We all have pieces
My story is filled with broken pieces, bad choices, and ugly truths. More importantly it is filled with a major comeback and peace in my soul.
“What is your biggest regret?” This was one of my interview questions in 2003 when I interviewed for PA school at 22 years old. The only regret I could think of at that time, was the apartment that my now ex-husband and I had choose to live in because it was in a horrible location and took forever to get to work. I think back and laugh at my innocent and naïve answer and I now know that by that time I had already made one of the biggest mistakes of my life. I just hadn’t realized it yet.
Our broken pieces come in all shapes and sizes. Some big, some small, some with more jagged edges than others. But our pieces are what make each one of us who we are today. Life doesn’t always take us on the path that makes sense or that we will understand, but even in the moments that I thought would utterly destroy me, break me, and tear me down, there was always something beautiful waiting on the other side of the pain. It may take months, years, or sometimes maybe even a lifetime to realize it. But it will come and when it does, the broken pieces somehow seem to make a little more sense.
It has taken me a long time to not be ashamed of my pieces. I have hidden in the light or more accurately the darkness of perfectionism. The perfect marriage, the perfect kids, the perfect house, the perfect job and the perfect me, so people thought. Friends, family members, co-workers, and acquaintances would comment on how great and wonderful my life was and how happy I looked. Little did they know, they did not know the real me, my real life and how utterly exhausting it all was. How could they? I didn’t even know the real me. I have only recently, in the past 5 years, begun to figure out who Angela is. I’m no longer the 17 year old version of me that was lured into a narcissistic trauma cycle so many years ago.
My faith, children, family, friends, new love and therapist saved me. I now know I am enough, we are all enough. You are not alone and do not have to walk through this journey of life alone. Find yourself and find your people. It doesn’t matter if it takes days, weeks, months or years. One of the best pieces of advice my therapist gave me when I was feeling anxious or had toxic repeating thoughts was, “get out of your head and into your body.” Whatever that means to you. Some suggestions that helped me are:
Exercise or sports
Mindful breathing, meditation or journaling in Peace with my Pieces Journal
Making love.
Connecting with nature and gardening.
Hugging a friend.
Getting a massage.
Doing the things you fear or trying something new.

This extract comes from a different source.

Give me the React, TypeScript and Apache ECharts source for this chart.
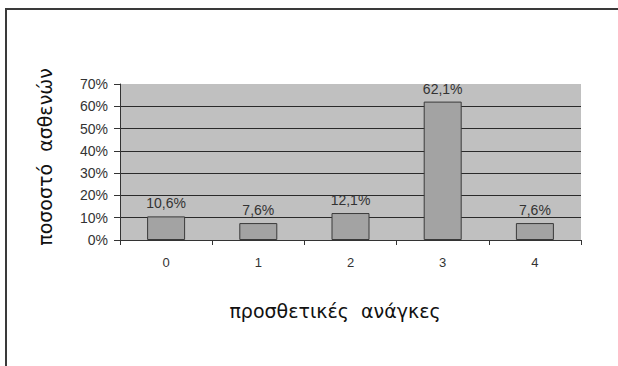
import React, { useEffect, useRef } from "react";
import * as echarts from "echarts";

const categories = ["0", "1", "2", "3", "4"];
const percentages = [10.6, 7.6, 12.1, 62.1, 7.6];
const yTicks = [0, 10, 20, 30, 40, 50, 60, 70];
const xTitle = "προσθετικές  ανάγκες";
const yTitle = "ποσοστό  ασθενών";

const fmt = (v: number) => v.toFixed(1).replace(".", ",") + "%";

export default function App() {
  const ref = useRef<HTMLDivElement>(null);

  useEffect(() => {
    if (!ref.current) return;
    const chart = echarts.init(ref.current, null, { renderer: "svg" });
    const labelFont = "'Liberation Sans', Arial, sans-serif";
    const titleFont = "'DejaVu Sans', sans-serif";
    // dark split lines everywhere except the top of the plot area
    const splitColors = yTicks.map((_, i) => (i === yTicks.length - 1 ? "rgba(0,0,0,0)" : "#2a2a2a"));

    chart.setOption({
      animation: false,
      backgroundColor: "#ffffff",
      graphic: [
        {
          type: "rect",
          shape: { x: 6, y: 9, width: 800, height: 600 },
          style: { fill: "none", stroke: "#3a3a3a", lineWidth: 2 },
          z: 10,
        },
        {
          type: "text",
          x: 335,
          y: 311,
          style: {
            text: xTitle,
            fontFamily: titleFont,
            fontSize: 19,
            fill: "#111",
            align: "center",
            verticalAlign: "middle",
          },
        },
        {
          type: "text",
          x: 45,
          y: 157,
          rotation: Math.PI / 2,
          style: {
            text: yTitle,
            fontFamily: titleFont,
            fontSize: 19,
            fill: "#111",
            align: "center",
            verticalAlign: "middle",
          },
        },
      ],
      grid: {
        left: 120,
        top: 84,
        width: 461,
        height: 156,
        show: true,
        backgroundColor: "#c0c0c0",
        borderWidth: 0,
      },
      xAxis: {
        type: "category",
        data: categories,
        boundaryGap: true,
        axisLine: { lineStyle: { color: "#333", width: 1 } },
        axisTick: { show: true, alignWithLabel: false, length: 5, lineStyle: { color: "#333" } },
        axisLabel: { margin: 16, fontFamily: labelFont, fontSize: 13, color: "#333" },
        splitLine: { show: false },
      },
      yAxis: {
        type: "value",
        min: 0,
        max: 70,
        interval: 10,
        axisLine: { show: true, lineStyle: { color: "#333", width: 1 } },
        axisTick: { show: true, length: 6, lineStyle: { color: "#333" } },
        axisLabel: {
          margin: 12,
          fontFamily: labelFont,
          fontSize: 14,
          color: "#333",
          formatter: "{value}%",
        },
        splitLine: { show: true, lineStyle: { color: splitColors, width: 1 } },
      },
      series: [
        {
          type: "bar",
          data: percentages,
          barWidth: 38,
          itemStyle: { color: "#a3a3a3", borderColor: "#3a3a3a", borderWidth: 1 },
          label: {
            show: true,
            position: "top",
            distance: 6,
            fontFamily: labelFont,
            fontSize: 14,
            color: "#333",
            formatter: (p: any) => fmt(p.value),
          },
        },
      ],
    });
    return () => chart.dispose();
  }, []);

  return (
    <div
      ref={ref}
      style={{ position: "fixed", left: 0, top: 0, width: 618, height: 366 }}
    />
  );
}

Listening to music and dancing.
The mind-body connection are so powerful. We must keep both in balance and healthy to be able to heal from our traumas. It starts with baby steps. Step 1 for me was admitting to myself that is was not my fault and repeating it over and over until I believed it deep down in every fiber of my being. What will be your first step? Or if you have already taken it, what was your first step?